AKTIVITAS PONDOK PESANTREN KEDUNGLO


A.    Bidang Agama


1.    Madrasah Diniyah
Semua santri di Pondok Pesantren Kedunglo Al Munadzdzarah diwajibkan mengikuti pelajaran di madrasah diniyah. Madrasah diniyah ini dibagi menjadi : Taman Pendidikan Al Qur’an (TPA), Madrasah Ibtidaiyah (MI), Madrasah Tsanawiyah (MTs.), dan Madrasah Aliyah (MA).

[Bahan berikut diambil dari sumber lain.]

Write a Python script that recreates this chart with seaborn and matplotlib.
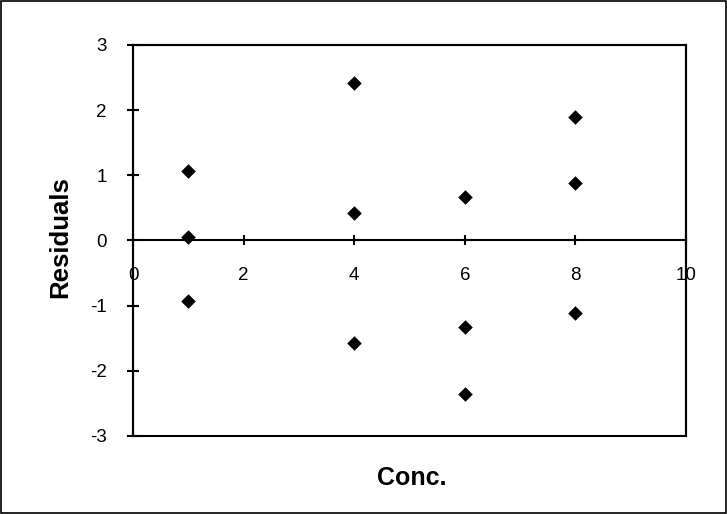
import matplotlib
matplotlib.use("Agg")
import matplotlib.pyplot as plt
import seaborn as sns
import pandas as pd
from matplotlib.patches import Rectangle

conc = [1, 1, 1, 4, 4, 4, 6, 6, 6, 8, 8, 8]
residuals = [1.07, 0.06, -0.93, 2.42, 0.42, -1.58, 0.67, -1.33, -2.35, 1.90, 0.88, -1.12]
x_ticks = [0, 2, 4, 6, 8, 10]
y_ticks = [-3, -2, -1, 0, 1, 2, 3]

df = pd.DataFrame({"Conc.": conc, "Residuals": residuals})

sns.set_style("white")
plt.rcParams["font.family"] = ["Liberation Sans", "DejaVu Sans"]
plt.rcParams["axes.unicode_minus"] = False
plt.rcParams["text.color"] = "black"
plt.rcParams["axes.labelcolor"] = "black"

fig = plt.figure(figsize=(7.27, 5.14), dpi=100)
ax = fig.add_axes([0.183, 0.1518, 0.7606, 0.7607])

sns.scatterplot(data=df, x="Conc.", y="Residuals", marker="D", color="black",
                s=55, edgecolor="black", linewidth=0, ax=ax, zorder=5, clip_on=False)

ax.set_xlim(0, 10)
ax.set_ylim(-3, 3)
ax.set_xticks(x_ticks)
ax.set_yticks(y_ticks)

for s in ["top", "right", "left"]:
    ax.spines[s].set_visible(True)
    ax.spines[s].set_color("black")
    ax.spines[s].set_linewidth(1.5)
ax.spines["bottom"].set_position(("data", 0))
ax.spines["bottom"].set_color("black")
ax.spines["bottom"].set_linewidth(1.5)
ax.add_patch(Rectangle((0, 0), 1, 1, transform=ax.transAxes, fill=False,
                       edgecolor="black", linewidth=1.5, clip_on=False, zorder=4))

ax.tick_params(axis="x", direction="inout", length=7, width=1.5, labelsize=13.5,
               pad=15.5, bottom=True, colors="black")
ax.tick_params(axis="y", direction="inout", length=8, width=1.5, labelsize=13.5,
               pad=15, left=True, colors="black")

ax.set_xlabel("")
ax.set_ylabel("Residuals", fontsize=18.5, fontweight="bold")
ax.yaxis.set_label_coords(-0.110, 0.51)
fig.text(412 / 727, 1 - 478 / 514, "Conc.", ha="center", va="center",
         fontsize=18, fontweight="bold")

fig.patches.append(Rectangle((0.001, 0.001), 0.997, 0.997, transform=fig.transFigure,
                             fill=False, edgecolor="black", linewidth=1.2))

fig.savefig("out.png", dpi=100)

2.    Pengamalan Shalawat Wahidiyah
Dalam bidang agama, yang paling tampak sekali di pondok pesantren Kedunglo adalah adanya pengamalan shalawat wahidiyah. Dengan adanya shalawat wahidiyah ini banyak umat yang berbondong-bondong datang ke pondok pesantren Kedunglo untuk bermujahadah (istilah Wahidiyah) atau tabarukan (ngalap barokah).


Berbagai jalan ditempuh manusia untuk memenuhi kebutuhan batinnya seperti shalat, zikir dan itu merupakan latihan jiwa. Menurut Imam al Ghozali bahwa jiwa itu dapat diolah, diubah, dikuasai, sehingga bermanfaat bagi seseorang yaitu dapat berakhlak mulia dan terpuji serta ada hubungan erat antara anggota badan dan perbuatan dengan jiwa atau hati manusia. 


Untuk melatih dan mengolah jiwa (hati) agar senantiasa ingat kepada Allah diperlukan cara-cara tertentu. Dalam ilmu tasawuf, ilmu itu dikenal dengan thareqat. Menurut Aboe Bakar Atjeh, thareqat adalah jalan, petunjuk dalam melakukan ibadah sesuai dengan ajaran yang ditentukan dan dicontohkan oleh nabi. 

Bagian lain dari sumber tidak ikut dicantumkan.